[Dataset rows]
⟨
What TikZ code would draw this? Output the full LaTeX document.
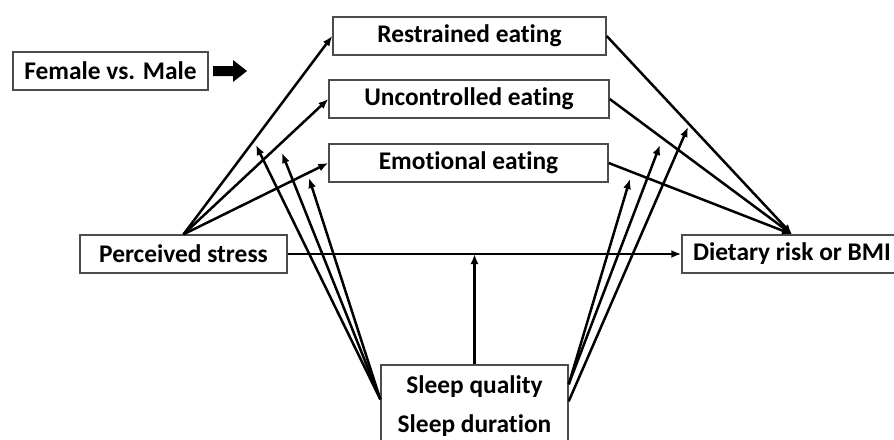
\documentclass[tikz,border=0pt]{standalone}
\usepackage{fontspec}
\setmainfont{Carlito}[Ligatures=NoCommon]
\usetikzlibrary{arrows.meta,calc}
\begin{document}
\begin{tikzpicture}[x=1pt,y=-1pt,
  box/.style={draw=black!70, line width=1.4pt, font=\fontsize{25.4}{30}\selectfont\bfseries, inner sep=0pt, minimum height=38pt},
  lbl/.style={font=\fontsize{25.4}{30}\selectfont\bfseries, inner sep=0pt},
  conn/.style={line width=2.5pt, -{Latex[length=10pt,width=8pt]}}]
\useasboundingbox (0,0) rectangle (894,439);
\node[box, minimum width=195pt] (sex) at (110.5,71) {Female vs. Male};
\node[box, minimum width=207pt] (stress) at (183.5,254) {Perceived stress};
\node[box, minimum width=273pt] (restr) at (469.5,36) {Restrained eating};
\node[box, minimum width=280pt] (unc) at (469,99) {Uncontrolled eating};
\node[box, minimum width=279pt] (emo) at (468.5,163) {Emotional eating};
\node[box, minimum width=220pt] (diet) at (792,254) {Dietary risk or BMI};
\node[box, minimum width=187pt, minimum height=90pt] (sleep) at (474.5,410) {};
\node[lbl] (sq) at (474.5,387) {Sleep quality};
\node[lbl] (sd) at (474.5,425.5) {Sleep duration};
% block arrow
\fill (213,66) -- (233,66) -- (233,60) -- (247,71) -- (233,82) -- (233,76) -- (213,76) -- cycle;
% stress to eating
\draw[conn] (stress.north) -- (restr.west);
\draw[conn] (stress.north) -- (unc.west);
\draw[conn] (stress.north) -- (emo.west);
\draw[conn] (stress.east) -- (diet.west);
% eating to outcome
\draw[conn] (restr.east) -- (diet.north);
\draw[conn] (unc.east) -- (diet.north);
\draw[conn] (emo.east) -- (diet.north);
% sleep moderation
\coordinate (mid) at (sleep.north |- stress.east);
\draw[conn] (sleep.north) -- (mid);
\coordinate (sl) at ($(sleep.north west)+(0,35)$);
\coordinate (m1) at (256,145);
\coordinate (m2) at (282,153);
\coordinate (m3) at (309,178);
\draw[conn] (sl) -- (m1);
\draw[conn] (sl) -- (m2);
\draw[conn] (sl) -- (m3);
\coordinate (sr1) at ($(sleep.north east)+(0,20)$);
\coordinate (sr2) at ($(sleep.north east)+(0,37)$);
\coordinate (n1) at (630,179);
\coordinate (n2) at (660,145);
\coordinate (n3) at (688,127);
\draw[conn] (sr1) -- (n1);
\draw[conn] (sr1) -- (n2);
\draw[conn] (sr2) -- (n3);
\end{tikzpicture}
\end{document}
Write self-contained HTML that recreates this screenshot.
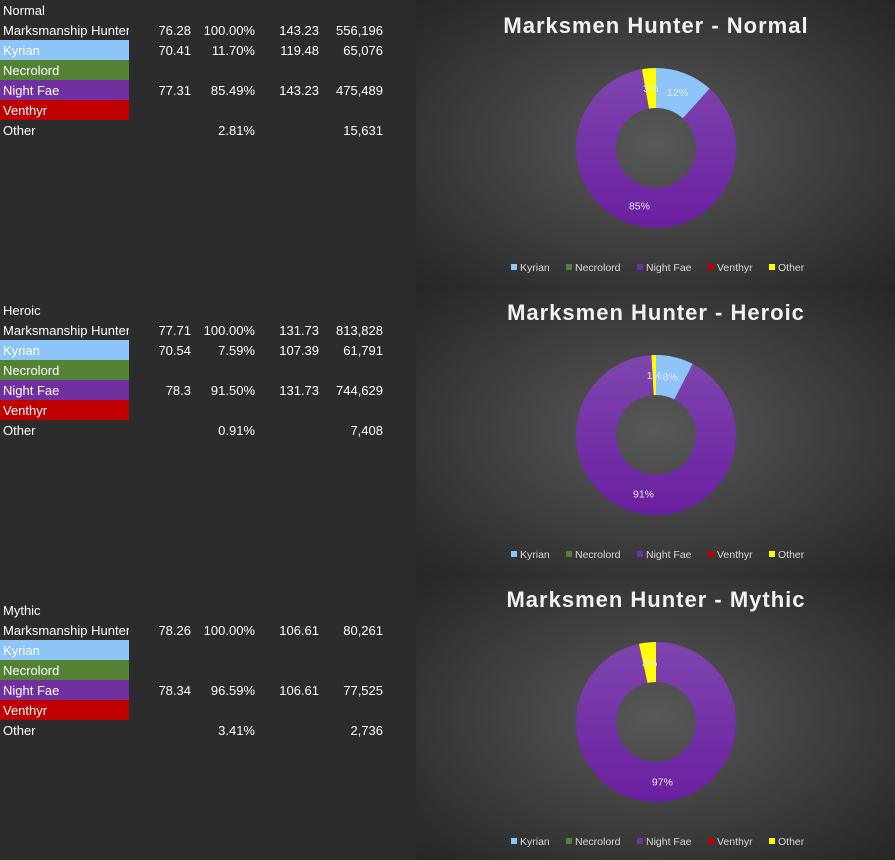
⟩
Given problem: Restate the whole of the material word for word without the pictures.

Result:
What TikZ code would draw this? Output the full LaTeX document.
\documentclass[tikz,border=0pt]{standalone}
\usepackage{fontspec}
\setmainfont{Carlito}[Ligatures=NoCommon]
\usetikzlibrary{arrows.meta,calc}
\begin{document}
\begin{tikzpicture}[x=1pt,y=-1pt,
  box/.style={draw=black!70, line width=1.4pt, font=\fontsize{25.4}{30}\selectfont\bfseries, inner sep=0pt, minimum height=38pt},
  lbl/.style={font=\fontsize{25.4}{30}\selectfont\bfseries, inner sep=0pt},
  conn/.style={line width=2.5pt, -{Latex[length=10pt,width=8pt]}}]
\useasboundingbox (0,0) rectangle (894,439);
\node[box, minimum width=195pt] (sex) at (110.5,71) {Female vs. Male};
\node[box, minimum width=207pt] (stress) at (183.5,254) {Perceived stress};
\node[box, minimum width=273pt] (restr) at (469.5,36) {Restrained eating};
\node[box, minimum width=280pt] (unc) at (469,99) {Uncontrolled eating};
\node[box, minimum width=279pt] (emo) at (468.5,163) {Emotional eating};
\node[box, minimum width=220pt] (diet) at (792,254) {Dietary risk or BMI};
\node[box, minimum width=187pt, minimum height=90pt] (sleep) at (474.5,410) {};
\node[lbl] (sq) at (474.5,387) {Sleep quality};
\node[lbl] (sd) at (474.5,425.5) {Sleep duration};
% block arrow
\fill (213,66) -- (233,66) -- (233,60) -- (247,71) -- (233,82) -- (233,76) -- (213,76) -- cycle;
% stress to eating
\draw[conn] (stress.north) -- (restr.west);
\draw[conn] (stress.north) -- (unc.west);
\draw[conn] (stress.north) -- (emo.west);
\draw[conn] (stress.east) -- (diet.west);
% eating to outcome
\draw[conn] (restr.east) -- (diet.north);
\draw[conn] (unc.east) -- (diet.north);
\draw[conn] (emo.east) -- (diet.north);
% sleep moderation
\coordinate (mid) at (sleep.north |- stress.east);
\draw[conn] (sleep.north) -- (mid);
\coordinate (sl) at ($(sleep.north west)+(0,35)$);
\coordinate (m1) at (256,145);
\coordinate (m2) at (282,153);
\coordinate (m3) at (309,178);
\draw[conn] (sl) -- (m1);
\draw[conn] (sl) -- (m2);
\draw[conn] (sl) -- (m3);
\coordinate (sr1) at ($(sleep.north east)+(0,20)$);
\coordinate (sr2) at ($(sleep.north east)+(0,37)$);
\coordinate (n1) at (630,179);
\coordinate (n2) at (660,145);
\coordinate (n3) at (688,127);
\draw[conn] (sr1) -- (n1);
\draw[conn] (sr1) -- (n2);
\draw[conn] (sr2) -- (n3);
\end{tikzpicture}
\end{document}
Write self-contained HTML that recreates this screenshot.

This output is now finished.